What do the trials collectively teach us about doctrine and procurement? First, the unit of combat is evolving from an individual platform to a decision constellation: human operators, AI decision aids, and heterogeneous effectors working in a coordinated loop. Second, doctrine must absorb intermediaries: AI-generated options are only useful when procedures exist to validate, refine, and accept them under time pressure. Third, procurement cycles must be shorter and experiment-driven so that software improvements reach operators before habits ossify around legacy tools.

There are sharp warnings embedded in the progress. Trials reveal brittle assumptions about data quality, coalition data sharing, and rule alignment. When AI recommendations are sensitive to small input changes, operators can lose confidence or worse, overtrust. When coalition partners run different AI toolchains, shared situational pictures fray. And when tests involve live autonomy in aircraft or lethal proxies, safety pilots and kill switches remain the last line of defense. Evidence from recent field events underlines that these are solvable engineering problems, but solving them requires honest stress testing and full transparency across program boundaries.

Ethics and legal oversight can no longer be an afterthought. Trials show how quickly a recommendation from an AI can translate to action across domains. That velocity demands clear accountability chains, role definitions for human reviewers, and robust audit trails baked into software. Human-machine teaming must be designed to amplify human judgment not to obscure it. The tactical advantage of automated re-planning will be worthless if commanders cannot explain or justify decisions to political leaders, allies, or legal authorities.
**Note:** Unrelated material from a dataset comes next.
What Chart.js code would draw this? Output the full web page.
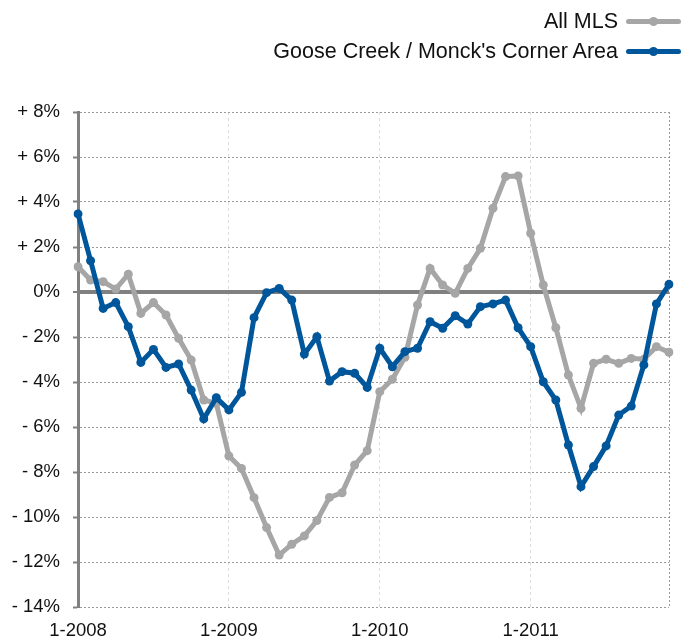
<!DOCTYPE html>
<html>
<head>
<meta charset="utf-8">
<script src="https://cdn.jsdelivr.net/npm/chart.js@4.4.0/dist/chart.umd.min.js"></script>
<style>
  body { margin: 0; background: #fff; font-family: "Liberation Sans", Arial, Helvetica, sans-serif; }
  #wrap { position: relative; width: 689px; height: 638px; }
  #legenda { position: absolute; top: 0; right: 8px; text-align: right; }
  .item { height: 30px; display: flex; align-items: center; justify-content: flex-end; font-size: 21.5px; color: #111; }
  .item:first-child { margin-top: 6px; }
  .amostra { position: relative; width: 55px; height: 5px; margin-left: 8px; border-radius: 3px; }
  .amostra span { position: absolute; left: 23px; top: -2px; width: 9px; height: 9px; border-radius: 50%; }
</style>
</head>
<body>
<div id="wrap">
  <canvas id="grafico" width="689" height="638"></canvas>
  <div id="legenda"></div>
</div>
<script>
// meses de 1-2008 a 12-2011
const meses = [];
for (let a = 2008; a <= 2011; a++) for (let m = 1; m <= 12; m++) meses.push(m + '-' + a);

const ticksY = [8, 6, 4, 2, 0, -2, -4, -6, -8, -10, -12, -14];

const allMls = [
  1.12, 0.53, 0.46, 0.13, 0.79, -0.95, -0.47, -1.02, -2.06, -3.02, -4.80, -4.95,
  -7.29, -7.84, -9.14, -10.47, -11.69, -11.21, -10.84, -10.16, -9.13, -8.92, -7.69, -7.05,
  -4.43, -3.88, -2.90, -0.58, 1.05, 0.31, -0.06, 1.05, 1.94, 3.72, 5.13, 5.16,
  2.61, 0.31, -1.59, -3.69, -5.17, -3.17, -2.99, -3.17, -2.95, -2.99, -2.43, -2.68
];

const gooseCreek = [
  3.47, 1.39, -0.73, -0.47, -1.54, -3.13, -2.55, -3.35, -3.20, -4.36, -5.64, -4.70,
  -5.24, -4.46, -1.14, -0.03, 0.16, -0.36, -2.76, -1.99, -3.96, -3.54, -3.61, -4.24,
  -2.50, -3.32, -2.65, -2.50, -1.32, -1.61, -1.05, -1.42, -0.65, -0.53, -0.36, -1.59,
  -2.43, -3.99, -4.80, -6.80, -8.65, -7.76, -6.84, -5.47, -5.07, -3.24, -0.53, 0.34
];

const corCinza = '#a6a6a6';
const corAzul = '#00569a';

const series = [
  { label: 'All MLS', dados: allMls, cor: corCinza, ordem: 1 },
  { label: "Goose Creek / Monck's Corner Area", dados: gooseCreek, cor: corAzul, ordem: 0 }
];

// legenda em html, alinhada a direita
const divLegenda = document.getElementById('legenda');
series.forEach(s => {
  divLegenda.innerHTML += `
    <div class="item">${s.label}<div class="amostra" style="background:${s.cor}"><span style="background:${s.cor}"></span></div></div>`;
});

const fonteEixo = { family: '"Liberation Sans", Arial, Helvetica, sans-serif', size: 18.5 };

new Chart(document.getElementById('grafico'), {
  type: 'line',
  data: {
    labels: meses,
    datasets: series.map(s => ({
      label: s.label, data: s.dados, order: s.ordem,
      borderColor: s.cor, backgroundColor: s.cor,
      borderWidth: 5, pointRadius: 4.5, pointHoverRadius: 4.5, pointBorderWidth: 0,
      tension: 0, fill: false
    }))
  },
  options: {
    responsive: false, animation: false,
    layout: { padding: { top: 112, right: 20, left: 0, bottom: 0 } },
    plugins: { legend: { display: false }, tooltip: { enabled: false } },
    scales: {
      x: {
        offset: false,
        afterFit: s => { s.height = 31; },
        grid: {
          drawTicks: false,
          color: c => c.index === meses.length - 1 ? '#9a9a9a' : (c.index % 12 === 0 && c.index > 0 ? '#dcdcdc' : 'rgba(0,0,0,0)'),
          lineWidth: 1
        },
        border: { display: false, dash: c => c.index === meses.length - 1 ? [2, 2] : [3, 3] },
        ticks: {
          autoSkip: false, maxRotation: 0, padding: 13, color: '#111', font: fonteEixo,
          callback: (v, i) => i % 12 === 0 ? meses[i] : ''
        }
      },
      y: {
        min: -14, max: 8,
        afterFit: s => { s.width = 78; },
        afterBuildTicks: s => { s.ticks = ticksY.map(v => ({ value: v })); },
        grid: {
          color: c => c.tick && c.tick.value === 0 ? '#808080' : '#9a9a9a',
          lineWidth: c => c.tick && c.tick.value === 0 ? 4 : 1,
          tickLength: 5, tickColor: '#808080', tickWidth: 2
        },
        border: { display: true, color: '#808080', width: 3, dash: c => c.tick && c.tick.value === 0 ? [] : [2, 2] },
        ticks: {
          padding: 13, color: '#111', font: fonteEixo,
          callback: v => v > 0 ? '+ ' + v + '%' : (v < 0 ? '- ' + Math.abs(v) + '%' : '0%')
        }
      }
    }
  }
});
</script>
</body>
</html>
Finally, the path forward is a practical one. Keep running capstones and range events that mix services and coalition partners. Prioritize modular software, shared data standards, and user-centered interfaces. Fund human factors research at scale so trust calibration becomes an engineered artifact rather than a hope. And accept that experiments will fail in public. Those failures are not setbacks. They are the crucible where resilient tactics, techniques, and procedures are forged.

The provocative truth is this: by the end of this decade the most decisive advantage will not be the slickest algorithm or fastest missile. It will be the force that can merge human judgment with automated speed while keeping responsibility visible and controllable. Recent trials suggest that we are moving toward that future. The remaining question is whether institutions can adapt fast enough to govern and wield it wisely.